Collected data entries
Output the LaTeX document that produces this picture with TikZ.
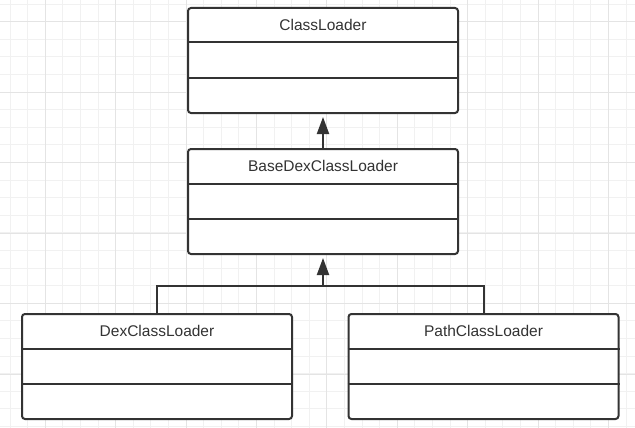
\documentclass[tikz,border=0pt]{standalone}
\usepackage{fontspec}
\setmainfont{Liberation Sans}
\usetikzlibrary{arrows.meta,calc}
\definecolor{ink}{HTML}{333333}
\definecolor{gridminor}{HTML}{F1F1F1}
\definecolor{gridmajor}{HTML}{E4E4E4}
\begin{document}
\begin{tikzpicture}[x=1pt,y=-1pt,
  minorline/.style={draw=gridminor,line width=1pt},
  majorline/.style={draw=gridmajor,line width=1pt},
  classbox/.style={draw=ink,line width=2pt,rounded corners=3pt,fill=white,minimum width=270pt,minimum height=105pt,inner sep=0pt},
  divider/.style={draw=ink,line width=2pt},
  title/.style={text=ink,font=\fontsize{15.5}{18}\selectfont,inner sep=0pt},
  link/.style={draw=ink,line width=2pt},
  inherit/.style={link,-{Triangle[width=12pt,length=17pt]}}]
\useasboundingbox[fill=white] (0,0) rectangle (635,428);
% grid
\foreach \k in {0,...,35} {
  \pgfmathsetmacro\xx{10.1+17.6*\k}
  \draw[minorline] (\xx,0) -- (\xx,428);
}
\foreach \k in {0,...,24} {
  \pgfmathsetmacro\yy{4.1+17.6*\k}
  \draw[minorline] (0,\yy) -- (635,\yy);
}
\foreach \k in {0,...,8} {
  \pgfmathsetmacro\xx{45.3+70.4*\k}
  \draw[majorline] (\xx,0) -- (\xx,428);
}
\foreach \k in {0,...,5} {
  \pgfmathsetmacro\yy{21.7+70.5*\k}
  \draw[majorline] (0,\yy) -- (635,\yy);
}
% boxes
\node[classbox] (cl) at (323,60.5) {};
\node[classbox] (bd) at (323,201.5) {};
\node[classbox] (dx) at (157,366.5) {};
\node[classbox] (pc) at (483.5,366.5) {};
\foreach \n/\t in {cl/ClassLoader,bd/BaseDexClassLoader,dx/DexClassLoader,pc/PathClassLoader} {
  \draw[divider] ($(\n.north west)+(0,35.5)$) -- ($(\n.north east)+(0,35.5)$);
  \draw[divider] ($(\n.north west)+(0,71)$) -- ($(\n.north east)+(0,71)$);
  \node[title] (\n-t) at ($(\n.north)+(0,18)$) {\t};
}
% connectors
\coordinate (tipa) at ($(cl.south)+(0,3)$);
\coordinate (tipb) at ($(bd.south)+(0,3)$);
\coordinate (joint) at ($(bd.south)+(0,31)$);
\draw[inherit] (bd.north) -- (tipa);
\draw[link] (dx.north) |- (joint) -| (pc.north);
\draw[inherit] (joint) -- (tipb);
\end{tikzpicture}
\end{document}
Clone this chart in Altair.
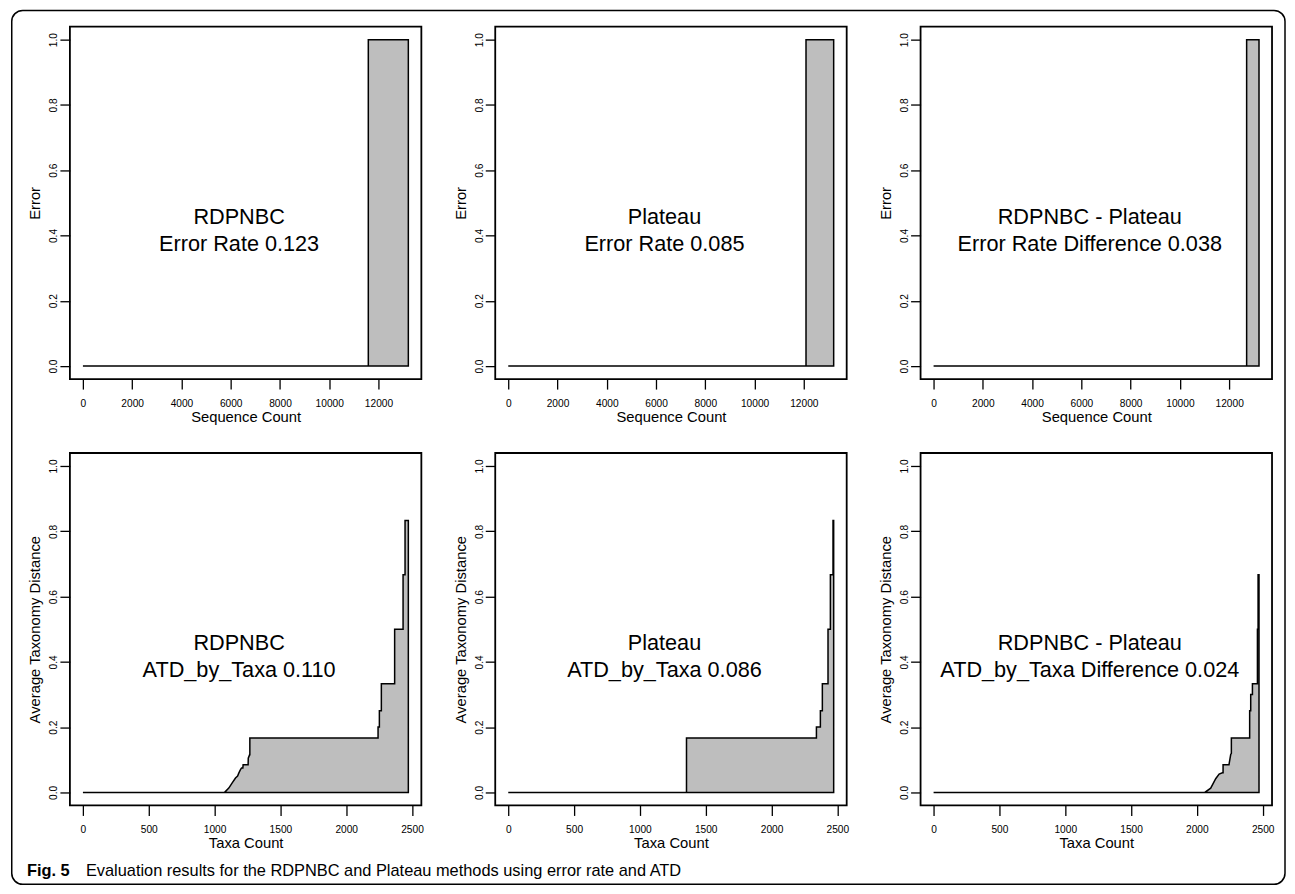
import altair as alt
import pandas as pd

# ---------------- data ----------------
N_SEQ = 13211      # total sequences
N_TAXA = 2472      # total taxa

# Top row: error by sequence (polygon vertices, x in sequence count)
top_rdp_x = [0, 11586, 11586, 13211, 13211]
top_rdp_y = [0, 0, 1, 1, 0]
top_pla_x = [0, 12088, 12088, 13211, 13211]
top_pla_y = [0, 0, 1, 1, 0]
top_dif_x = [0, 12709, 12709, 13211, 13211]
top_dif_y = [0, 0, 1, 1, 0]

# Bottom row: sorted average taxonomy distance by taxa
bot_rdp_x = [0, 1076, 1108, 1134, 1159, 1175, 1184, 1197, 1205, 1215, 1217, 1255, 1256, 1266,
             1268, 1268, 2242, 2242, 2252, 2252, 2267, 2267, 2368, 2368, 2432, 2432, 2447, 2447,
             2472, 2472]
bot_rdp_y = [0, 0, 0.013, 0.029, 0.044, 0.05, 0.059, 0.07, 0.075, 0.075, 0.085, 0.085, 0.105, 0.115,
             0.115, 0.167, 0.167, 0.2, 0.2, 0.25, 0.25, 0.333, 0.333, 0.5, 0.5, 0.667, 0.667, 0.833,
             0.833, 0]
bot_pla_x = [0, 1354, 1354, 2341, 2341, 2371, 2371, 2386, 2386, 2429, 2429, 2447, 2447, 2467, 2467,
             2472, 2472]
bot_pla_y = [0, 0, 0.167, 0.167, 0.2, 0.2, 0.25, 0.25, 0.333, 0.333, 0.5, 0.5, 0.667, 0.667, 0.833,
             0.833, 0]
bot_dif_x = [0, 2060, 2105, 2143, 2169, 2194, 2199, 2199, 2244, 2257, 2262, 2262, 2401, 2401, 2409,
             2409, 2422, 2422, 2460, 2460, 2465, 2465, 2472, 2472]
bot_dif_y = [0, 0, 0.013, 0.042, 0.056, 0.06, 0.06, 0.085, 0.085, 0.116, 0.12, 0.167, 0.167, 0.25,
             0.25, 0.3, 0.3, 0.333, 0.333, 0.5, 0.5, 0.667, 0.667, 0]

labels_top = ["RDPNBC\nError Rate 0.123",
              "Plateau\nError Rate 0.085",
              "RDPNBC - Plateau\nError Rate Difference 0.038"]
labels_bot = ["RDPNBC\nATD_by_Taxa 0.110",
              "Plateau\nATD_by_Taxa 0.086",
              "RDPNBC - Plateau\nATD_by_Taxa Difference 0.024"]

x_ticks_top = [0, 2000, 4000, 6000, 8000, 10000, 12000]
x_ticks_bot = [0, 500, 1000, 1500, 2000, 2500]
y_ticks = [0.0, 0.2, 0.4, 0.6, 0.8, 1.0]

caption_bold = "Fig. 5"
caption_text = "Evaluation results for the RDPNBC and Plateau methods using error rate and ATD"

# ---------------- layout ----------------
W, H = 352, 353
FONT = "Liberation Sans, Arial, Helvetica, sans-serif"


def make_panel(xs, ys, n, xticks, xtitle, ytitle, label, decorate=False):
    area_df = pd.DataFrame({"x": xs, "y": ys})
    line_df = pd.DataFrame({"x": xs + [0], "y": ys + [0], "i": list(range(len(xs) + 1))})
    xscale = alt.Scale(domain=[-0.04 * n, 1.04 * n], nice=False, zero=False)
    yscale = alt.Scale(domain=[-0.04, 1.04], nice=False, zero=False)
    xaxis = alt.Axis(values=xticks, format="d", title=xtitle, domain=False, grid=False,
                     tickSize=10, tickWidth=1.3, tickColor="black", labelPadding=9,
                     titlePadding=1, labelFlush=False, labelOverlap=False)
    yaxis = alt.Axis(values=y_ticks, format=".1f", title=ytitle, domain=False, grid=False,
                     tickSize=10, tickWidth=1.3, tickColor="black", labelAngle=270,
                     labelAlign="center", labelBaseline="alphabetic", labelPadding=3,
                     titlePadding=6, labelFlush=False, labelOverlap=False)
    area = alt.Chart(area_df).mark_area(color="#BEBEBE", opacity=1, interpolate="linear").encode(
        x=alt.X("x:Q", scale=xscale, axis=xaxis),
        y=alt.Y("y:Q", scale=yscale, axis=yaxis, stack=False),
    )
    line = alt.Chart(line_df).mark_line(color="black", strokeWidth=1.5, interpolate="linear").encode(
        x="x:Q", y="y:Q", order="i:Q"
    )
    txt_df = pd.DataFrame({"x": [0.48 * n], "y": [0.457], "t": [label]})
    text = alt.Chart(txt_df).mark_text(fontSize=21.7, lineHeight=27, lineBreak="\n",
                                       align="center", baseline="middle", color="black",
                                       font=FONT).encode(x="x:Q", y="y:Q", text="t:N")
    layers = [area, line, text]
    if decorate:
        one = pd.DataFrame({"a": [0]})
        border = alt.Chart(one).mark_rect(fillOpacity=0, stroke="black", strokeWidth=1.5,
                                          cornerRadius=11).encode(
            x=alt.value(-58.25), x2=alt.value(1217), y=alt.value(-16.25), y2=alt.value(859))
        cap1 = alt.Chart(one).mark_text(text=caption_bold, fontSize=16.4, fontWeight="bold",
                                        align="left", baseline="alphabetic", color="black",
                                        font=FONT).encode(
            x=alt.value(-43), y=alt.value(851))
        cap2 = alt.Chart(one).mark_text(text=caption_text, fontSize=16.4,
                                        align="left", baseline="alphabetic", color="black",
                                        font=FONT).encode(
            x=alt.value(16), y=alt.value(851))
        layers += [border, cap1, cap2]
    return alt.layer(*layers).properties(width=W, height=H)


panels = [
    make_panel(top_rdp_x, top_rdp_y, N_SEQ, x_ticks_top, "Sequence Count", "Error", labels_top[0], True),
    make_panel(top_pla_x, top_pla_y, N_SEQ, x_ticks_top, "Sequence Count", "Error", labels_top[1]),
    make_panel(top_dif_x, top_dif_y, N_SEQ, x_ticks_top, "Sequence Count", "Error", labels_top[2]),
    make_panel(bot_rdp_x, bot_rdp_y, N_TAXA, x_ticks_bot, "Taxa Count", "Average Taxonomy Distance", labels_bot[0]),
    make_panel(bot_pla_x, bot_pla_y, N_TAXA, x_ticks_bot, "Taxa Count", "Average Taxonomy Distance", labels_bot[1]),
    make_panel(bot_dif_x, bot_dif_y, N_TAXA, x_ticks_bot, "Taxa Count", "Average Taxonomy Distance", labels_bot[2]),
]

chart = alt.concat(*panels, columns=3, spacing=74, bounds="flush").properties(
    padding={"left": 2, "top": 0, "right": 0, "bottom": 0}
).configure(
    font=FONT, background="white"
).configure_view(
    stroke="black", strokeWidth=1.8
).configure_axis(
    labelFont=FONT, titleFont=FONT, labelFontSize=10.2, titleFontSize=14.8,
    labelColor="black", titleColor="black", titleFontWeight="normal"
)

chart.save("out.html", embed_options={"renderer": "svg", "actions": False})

# Required task
Determine how many lines in the listing above hold the word "this", answering with the number only.

# The reply
2